Heldenbergen I („Polygonallager“): Die zeitlich älteste Anlage am Fundplatz Heldenbergen ist ein Holz-Erde-Lager mit einer ungewöhnlich großen Grundfläche von ca. 8,5 Hektar und der Form eines zur Nidder hin offenen Trapezes. Der zum Fluss hin steil abfallende Hang war als Schutz für das Lager an dessen nördlicher Flanke offenbar ausreichend. Es wurde vermutlich unter Domitian im Zuge der Chattenkriege oder kurz danach erbaut und war nur kurzfristig belegt. Da auch eine Innenbebauung bislang nicht nachgewiesen werden konnte, liegt eine Interpretation als Marschlager nahe.

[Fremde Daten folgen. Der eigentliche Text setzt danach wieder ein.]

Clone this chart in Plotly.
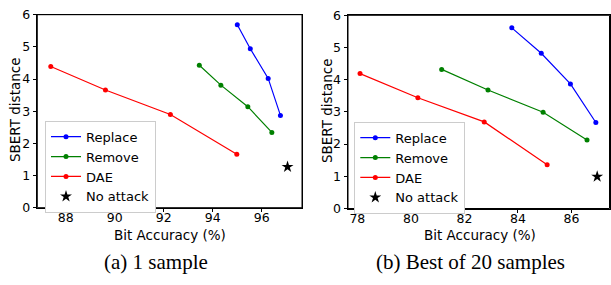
import plotly.graph_objects as go

# Panel (a): 1 sample
a_replace_x = [95.0, 95.53, 96.26, 96.76]
a_replace_y = [5.69, 4.94, 4.02, 2.87]
a_remove_x = [93.45, 94.33, 95.43, 96.41]
a_remove_y = [4.43, 3.81, 3.14, 2.34]
a_dae_x = [87.39, 89.62, 92.27, 94.98]
a_dae_y = [4.39, 3.66, 2.90, 1.66]
a_noattack_x = [97.05]
a_noattack_y = [1.27]

# Panel (b): Best of 20 samples
b_replace_x = [83.77, 84.87, 85.96, 86.91]
b_replace_y = [5.61, 4.82, 3.87, 2.67]
b_remove_x = [81.15, 82.88, 84.94, 86.58]
b_remove_y = [4.32, 3.68, 2.99, 2.13]
b_dae_x = [78.1, 80.26, 82.74, 85.09]
b_dae_y = [4.19, 3.44, 2.69, 1.36]
b_noattack_x = [86.96]
b_noattack_y = [0.99]

a_xticks = [88, 90, 92, 94, 96]
b_xticks = [78, 80, 82, 84, 86]
yticks = [0, 1, 2, 3, 4, 5, 6]

series_names = ["Replace", "Remove", "DAE"]
colors = ["#0000ff", "#008000", "#ff0000"]

W, H = 611, 285
fig = go.Figure()

panels = [
    ("x", "y", "legend", [(a_replace_x, a_replace_y), (a_remove_x, a_remove_y), (a_dae_x, a_dae_y)],
     (a_noattack_x, a_noattack_y)),
    ("x2", "y2", "legend2", [(b_replace_x, b_replace_y), (b_remove_x, b_remove_y), (b_dae_x, b_dae_y)],
     (b_noattack_x, b_noattack_y)),
]

for xa, ya, leg, series, na in panels:
    for name, col, (xs, ys) in zip(series_names, colors, series):
        fig.add_trace(go.Scatter(
            x=xs, y=ys, name=name, mode="lines+markers",
            line=dict(color=col, width=1.2),
            marker=dict(color=col, size=5, symbol="circle"),
            xaxis=xa, yaxis=ya, legend=leg, showlegend=True, cliponaxis=False,
        ))
    fig.add_trace(go.Scatter(
        x=na[0], y=na[1], name="No attack", mode="markers",
        marker=dict(color="black", size=9, symbol="star"),
        xaxis=xa, yaxis=ya, legend=leg, showlegend=True, cliponaxis=False,
    ))

tickfont = dict(family="DejaVu Sans", size=12.5, color="black")
axis_common = dict(
    showgrid=False, zeroline=False, showline=True, mirror=True,
    linecolor="black", linewidth=1, ticks="outside", ticklen=3.5,
    tickwidth=0.8, tickcolor="black", tickfont=tickfont, automargin=False,
)

fig.update_layout(
    width=W, height=H, autosize=False,
    margin=dict(l=0, r=0, t=0, b=0, pad=0),
    paper_bgcolor="white", plot_bgcolor="white",
    xaxis=dict(domain=[37.3 / W, 302 / W], range=[86.84, 97.64],
               tickvals=a_xticks, anchor="y", ticklabelstandoff=-5, **axis_common),
    yaxis=dict(domain=[1 - 207.7 / H, 1 - 14.7 / H], range=[0, 6],
               tickvals=yticks, anchor="x", **axis_common),
    xaxis2=dict(domain=[348 / W, 609.5 / W], range=[77.65, 87.42],
                tickvals=b_xticks, anchor="y2", ticklabelstandoff=-5, **axis_common),
    yaxis2=dict(domain=[1 - 208.5 / H, 1 - 15.3 / H], range=[0, 6],
                tickvals=yticks, anchor="x2", **axis_common),
    legend=dict(x=45 / W, y=1 - 120.7 / H, xanchor="left", yanchor="top",
                bordercolor="#cccccc", borderwidth=1, bgcolor="white",
                font=dict(family="DejaVu Sans", size=13, color="black"),
                traceorder="normal"),
    legend2=dict(x=354.3 / W, y=1 - 121.7 / H, xanchor="left", yanchor="top",
                 bordercolor="#cccccc", borderwidth=1, bgcolor="white",
                 font=dict(family="DejaVu Sans", size=13, color="black"),
                 traceorder="normal"),
    showlegend=True,
)

# frames around each panel
for xr, yr in [("x domain", "y domain"), ("x2 domain", "y2 domain")]:
    fig.add_shape(type="rect", xref=xr, yref=yr, x0=0, x1=1, y0=0, y1=1,
                  line=dict(color="black", width=1), fillcolor="rgba(0,0,0,0)",
                  layer="above")

label_font = dict(family="DejaVu Sans", size=13.5, color="black")
annotations = [
    dict(text="Bit Accuracy (%)", x=170 / W, y=1 - 235 / H, xref="paper", yref="paper",
         showarrow=False, font=label_font, xanchor="center", yanchor="middle"),
    dict(text="Bit Accuracy (%)", x=480 / W, y=1 - 235 / H, xref="paper", yref="paper",
         showarrow=False, font=label_font, xanchor="center", yanchor="middle"),
    dict(text="SBERT distance", x=15 / W, y=1 - 110 / H, xref="paper", yref="paper",
         showarrow=False, font=label_font, textangle=-90, xanchor="center", yanchor="middle"),
    dict(text="SBERT distance", x=327 / W, y=1 - 111 / H, xref="paper", yref="paper",
         showarrow=False, font=label_font, textangle=-90, xanchor="center", yanchor="middle"),
    dict(text="(a) 1 sample", x=156 / W, y=1 - 262 / H, xref="paper", yref="paper",
         showarrow=False, font=dict(family="Liberation Serif", size=21, color="black"),
         xanchor="center", yanchor="middle"),
    dict(text="(b) Best of 20 samples", x=470 / W, y=1 - 262 / H, xref="paper", yref="paper",
         showarrow=False, font=dict(family="Liberation Serif", size=21, color="black"),
         xanchor="center", yanchor="middle"),
]
fig.update_layout(annotations=annotations)

fig.write_html(
    "out.html",
    config={"displayModeBar": False},
    post_script="document.body.style.margin='0';document.body.style.overflow='hidden';",
)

Heldenbergen II: Das in der chronologischen Abfolge zweite Lager war ein ebenfalls nur temporär belegtes Holz-Erde-Kastell, das einen annähernd quadratischen Grundriss mit einer Seitenlänge von 127 Meter × 117 Meter aufweist, was einer Fläche von etwa 1,5 Hektar entspricht. Dieses zweite Lager entstand wohl im Zuge der Wiederbesetzung der Wetteraukastelle bald nach dem Aufstand des Saturninus von 89 nach Christus. Es wurde 1973 von Rupprecht definiert. Umwehrt war das Lager mit einem einphasigen Spitzgraben, der bei den Ausgrabungen noch bis 2,50 Meter tief erhalten war, wobei die obere Breite bei 1,70 bis 1,90 Meter angetroffen wurde.[1] Spuren einer Innenbebauung konnte Czysz nicht nachweisen.[2]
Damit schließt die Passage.